CH: I bought paper and micron pens and have been drawing a lot. I don’t know if this is considered a hobby, but I have a font that I made. It’s an uppercase continuous cursive thing. I made it up so that I could write secretly in a journal and no one can read it.
That is definitely a hobby. Do you have a name for it?
CH: I don’t. I should name it. I’ve gotten really into using that as calligraphy or making graphic text with it, really exaggerating how it looks, or literally just writing pages in it.
Was there an impetus behind creating your own font besides having a secret language for yourself?
CH: No, that was it. I wanted to be able to write and not worry.
Has it progressed in its design, or is the form pretty much what it’s always been?
CH: I think it has progressed. I’ve streamlined some things. I lost all my journals, so I have no idea. I have no idea what it used to look like. But yeah, it’s definitely progressed. I’ve also gotten a little lazier in how I write.
Do you have desire to start building up these things again or are you still at the point where you're just so exhausted and heartbroken over everything that you haven't even gotten to that yet?
CH: I haven’t really gotten to that point. Today I’m going back to LA and bringing my car to a very sci-fi company called BioSweep to get it smoke remediated because the car actually survived. My partner and I are performing tomorrow in LA and I’m still focusing on trying to find chapstick and a hat that I can wear to hike in the desert. Just procuring the necessities is still this epic scavenger hunt. When I start thinking too far ahead, my mind explodes. My goal is to have a car. Once I have that, I will think about my next goal. People have been like, “We have vinyl to give you,” and I’m just like, “I don’t live anywhere right now.”
I know you mentioned you recently bought some pens. What do you like to draw besides your font?
CH: I'm always drawing things from my head. I feel like it’s hard for me to speak to anything beyond where I am right now, but I’ve been drawing a lot of ideas for houses, a lot of floor plans — imagining different spaces. I used to draw these chess diagrams, which leads into my other hobby, which I don’t do right now, but chess has been a big deal for me in my life.

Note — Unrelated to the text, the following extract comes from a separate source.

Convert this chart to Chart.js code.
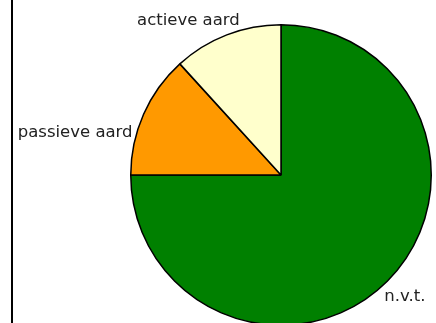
<!DOCTYPE html>
<html>
<head>
<meta charset="utf-8">
<script src="https://cdn.jsdelivr.net/npm/chart.js@4"></script>
<style>
  html, body { margin: 0; padding: 0; background: #fff; overflow: hidden; }
  #wrap { position: relative; width: 436px; height: 340px; }
  #axis { position: absolute; left: 11px; top: 0; width: 0; height: 323px; border-left: 2px solid #000; }
</style>
</head>
<body>
<div id="wrap">
  <canvas id="pie" width="436" height="340"></canvas>
  <div id="axis"></div>
</div>
<script>
const labels = ['n.v.t.', 'passieve aard', 'actieve aard'];
const values = [75, 13.25, 11.75];
const colors = ['#008000', '#FF9900', '#FFFFCC'];

// label-offsets t.o.v. het midden van de boog (alleen opmaak)
const labelOffsets = [
    { dx: -3, dy: 15, align: 'left' },
    { dx: -11, dy: 18, align: 'right' },
    { dx: 13, dy: -14, align: 'right' }
];

const sliceLabels = {
    id: 'sliceLabels',
    afterDatasetsDraw(chart) {
        const ctx = chart.ctx;
        const meta = chart.getDatasetMeta(0);
        ctx.save();
        ctx.font = '16.5px "DejaVu Sans", Verdana, sans-serif';
        ctx.fillStyle = '#222';
        ctx.textBaseline = 'middle';
        meta.data.forEach((arc, i) => {
            const mid = (arc.startAngle + arc.endAngle) / 2;
            const x = arc.x + Math.cos(mid) * arc.outerRadius + labelOffsets[i].dx;
            const y = arc.y + Math.sin(mid) * arc.outerRadius + labelOffsets[i].dy;
            ctx.textAlign = labelOffsets[i].align;
            ctx.fillText(chart.data.labels[i], x, y);
        });
        ctx.restore();
    }
};

new Chart(document.getElementById('pie'), {
    type: 'pie',
    data: {
        labels: labels,
        datasets: [{
            data: values,
            backgroundColor: colors,
            borderColor: '#000',
            borderWidth: 1.5
        }]
    },
    options: {
        responsive: false,
        animation: false,
        layout: { padding: { left: 130, right: 4, top: 24, bottom: 14 } },
        plugins: {
            legend: { display: false },
            tooltip: { enabled: false }
        }
    },
    plugins: [sliceLabels]
});
</script>
</body>
</html>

I used to be really active in a chess club in LA and went every week. I’m still friends with all of them, but haven't gone so much in the last six months to a year. Chess is definitely a hobby. I hope to play in the clubs again when I get back to LA.

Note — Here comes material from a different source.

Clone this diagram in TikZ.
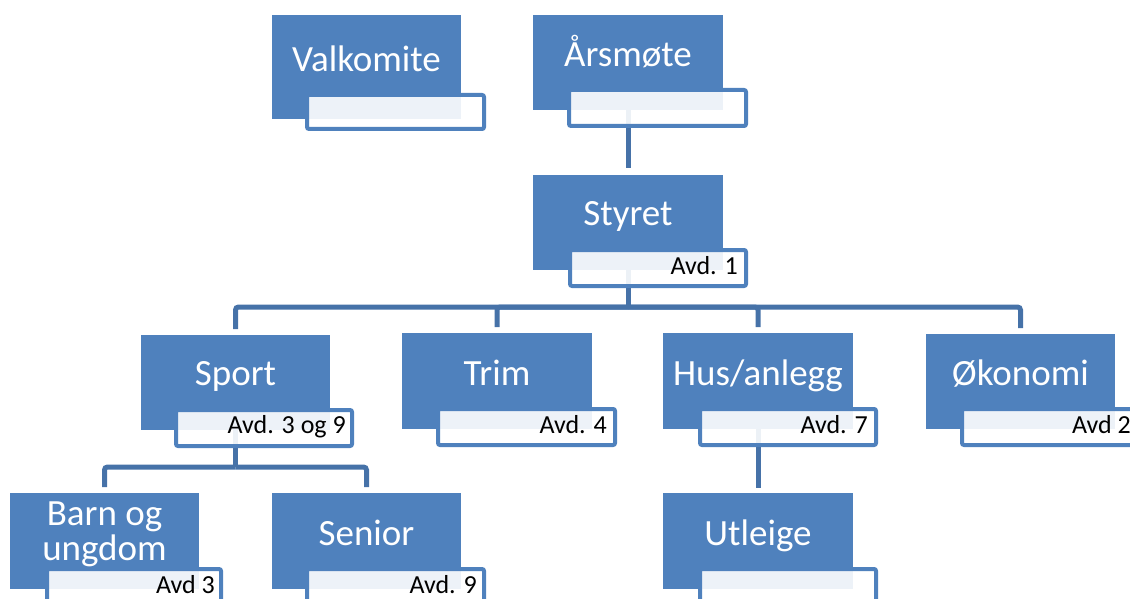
\documentclass[tikz,border=0pt]{standalone}
\usepackage{fontspec}
\setmainfont{Carlito}
\definecolor{boxblue}{HTML}{4F81BD}
\definecolor{lineblue}{HTML}{4672A8}
\pgfdeclarelayer{bg}
\pgfsetlayers{bg,main}
\tikzset{
  mainbox/.style={fill=boxblue, draw=none, inner sep=0pt, outer sep=0pt, anchor=north west},
  labbox/.style={draw=boxblue, line width=4pt, fill=white, fill opacity=0.9, rounded corners=2pt,
    inner sep=0pt, outer sep=0pt, anchor=north west, minimum width=176pt, minimum height=36pt},
  maintext/.style={text=white, inner sep=0pt, anchor=base, align=center,
    font=\fontsize{37}{35}\selectfont},
  avdtext/.style={text=black, inner sep=0pt, anchor=base east, font=\fontsize{26}{30}\selectfont},
  conn/.style={draw=lineblue, line width=5pt, rounded corners=3pt},
}
\begin{document}
\begin{tikzpicture}[x=1pt,y=-1pt]
\useasboundingbox (0,0) rectangle (1130,599);
\clip (0,0) rectangle (1130,599);
% blue boxes
\node[mainbox, minimum width=189pt, minimum height=104pt] (valk) at (272,15) {};
\node[mainbox, minimum width=190pt, minimum height=95pt] (ars) at (533,15) {};
\node[mainbox, minimum width=190pt, minimum height=95pt] (styret) at (533,175) {};
\node[mainbox, minimum width=189pt, minimum height=95pt] (sport) at (141,335) {};
\node[mainbox, minimum width=190pt, minimum height=96pt] (trim) at (402,333) {};
\node[mainbox, minimum width=190pt, minimum height=96pt] (hus) at (663,333) {};
\node[mainbox, minimum width=189pt, minimum height=95pt] (okon) at (926,334) {};
\node[mainbox, minimum width=189pt, minimum height=96pt] (barn) at (10,493) {};
\node[mainbox, minimum width=189pt, minimum height=96pt] (senior) at (272,493) {};
\node[mainbox, minimum width=190pt, minimum height=96pt] (utl) at (663,493) {};
% main texts
\node[maintext] (valkT) at (366.5,72) {Valkomite};
\node[maintext] (arsT) at (628,67) {Årsmøte};
\node[maintext] (styretT) at (628,225) {Styret};
\node[maintext] (sportT) at (235.5,385) {Sport};
\node[maintext] (trimT) at (497,385) {Trim};
\node[maintext] (husT) at (758,385) {Hus/anlegg};
\node[maintext] (okonT) at (1020.5,385) {Økonomi};
\node[maintext] (barnT1) at (104.5,525) {Barn og};
\node[maintext] (barnT2) at (104.5,560) {ungdom};
\node[maintext] (seniorT) at (366.5,545) {Senior};
\node[maintext] (utlT) at (758,545) {Utleige};
% connectors
\coordinate (bus1) at (628,307);
\coordinate (bus2) at (235.5,467);
\begin{pgfonlayer}{bg}
\draw[conn, shorten >=7pt] (ars.south) -- (styret.north);
\draw[conn] (styret.south) -- (bus1);
\draw[conn, shorten >=6pt] (bus1) -| (sport.north);
\draw[conn, shorten >=6pt] (bus1) -| (trim.north);
\draw[conn, shorten >=6pt] (bus1) -| (hus.north);
\draw[conn, shorten >=6pt] (bus1) -| (okon.north);
\draw[conn] (sport.south) -- (bus2);
\draw[conn, shorten >=6pt] (bus2) -| (barn.north);
\draw[conn, shorten >=6pt] (bus2) -| (senior.north);
\draw[conn, shorten >=5pt] (hus.south) -- (utl.north);
\end{pgfonlayer}
% label boxes
\node[labbox, minimum height=34pt, minimum width=177pt] (valkL) at (307,95) {};
\node[labbox, minimum width=177pt] (arsL) at (569,90) {};
\node[labbox] (styretL) at (570,250) {};
\node[labbox] (sportL) at (176,410) {};
\node[labbox, minimum width=177pt] (trimL) at (438,409) {};
\node[labbox] (husL) at (700,409) {};
\node[labbox] (okonL) at (962,409) {};
\node[labbox, minimum width=174pt] (barnL) at (47,569) {};
\node[labbox, minimum width=177pt] (seniorL) at (307,569) {};
\node[labbox] (utlL) at (700,569) {};
% label texts
\node[avdtext] (styretA) at (738,274) {Avd. 1};
\node[avdtext] (sportA) at (346,433) {Avd. 3 og 9};
\node[avdtext] (trimA) at (607,433) {Avd. 4};
\node[avdtext] (husA) at (868,433) {Avd. 7};
\node[avdtext] (okonA) at (1131,433) {Avd 2};
\node[avdtext] (barnA) at (215,593) {Avd 3};
\node[avdtext] (seniorA) at (477,593) {Avd. 9};
\end{tikzpicture}
\end{document}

That seems like it takes a lot of focus. It seems strenuous.
CH: Not at all. I only play speed chess. I am not going to just sit and stare at a board for an hour. No way. Speed chess isn’t as intense as it sounds. It’s just putting limitations on time. In that way, it becomes really fun because you can’t overthink it too much and it’s like a fast conversation.
Tell me more about these chess diagrams.
CH: I draw the grid of a chessboard in pencil, and then I’ll take a recorded chess game and draw lines for each chess move. The first set pair of chess moves will be one line, the second chess moves, two lines, then three lines, and so on. Then I erase the grid so it's just all the lines of the chess movements.
Do you work in color or black pen?
CH: Black pen.
I’m a black pen devotee too.
CH: Definitely some color sometimes, but usually as a bold flare instead of an impressionist kind of thing.
Since you’ve been drawing homes, too, when the time comes, would you be interested in building a home?
CH: I feel like that will happen when the money comes. It would be really fun. It’s something that I haven’t thought about for 10 years and then something about all these houses burning down and thinking about where I’d like to live brought me back. I would love to work with an engineer and figure out a house.
Your music is an emotional release for you, I imagine. I’m also guessing your drawing is, to a certain extent, also an emotional release. Are they the same sort of exercise in catharsis, or do they satisfy different parts of your creativity and personality?
CH: I think they’re really different. I worked for artists for most of my twenties, and a lot of my relationship with visual art is more left-brained. Music is more elusive and mysterious and challenging to me. It might be an emotional release, but if I do that successfully, it feels like there is so much trial and error to get to that point, and I still don't exactly know how that’s harnessed. When it works versus when it doesn’t feels a little out of my control. That’s ultimately why I like it and why I’ve devoted myself to it. It does feel like the most emotional art form for me.
It’s unfortunately not viewed that way by many people these days.
CH: I believe that music is art and isn’t treated as such in the museum world, or even in the music world. It's more like entertainment or a commodity. Music should be in museums the same way that film is. My ideal is that museums would have a dedicated listening room with rotating DJs. It would be like a screening, but a place to listen to music that is archived or in the ownership of the museum. For some reason, music is art in performance only — and that’s only sometimes the case.
How do you balance music as both your source of income and your artistic practice?
CH: Well, that was a goal of mine. That was why I went to grad school for music because I was working for artists and then making music outside of that. I wanted to condense my work. I wanted to funnel everything. I wanted to be more focused and not be doing five different things every day. The goal was to have music be my income. Now that I’m here, I’m like, how do I balance it? I don’t know.
A little more about walking…Do you listen to music when you’re hiking?
CH: Never. That’s something I did when I was in high school and I think it’s dangerous. Running on the street and listening to music is dangerous. I listen to a lot of music. I’m listening to it when I drive, when I cook, when I’m making music, when I’m listening to students' music. The point of being out there is to not be here.
Are you a runner too?
CH: I used to be a really obsessive long distance runner. I do run sometimes. I really like endurance. I like long hikes. I like long walks. I like running too, but I’m not in the shape or habit of long distance running.
Is that a part of your life you're comfortable saying goodbye to?
CH: It’s complicated. I was a deeply obsessive long distance runner. I have a good capacity to push myself through lots of pain physically, which was good for long distance running. Now, though, my goal is to listen to my pain instead of running through it.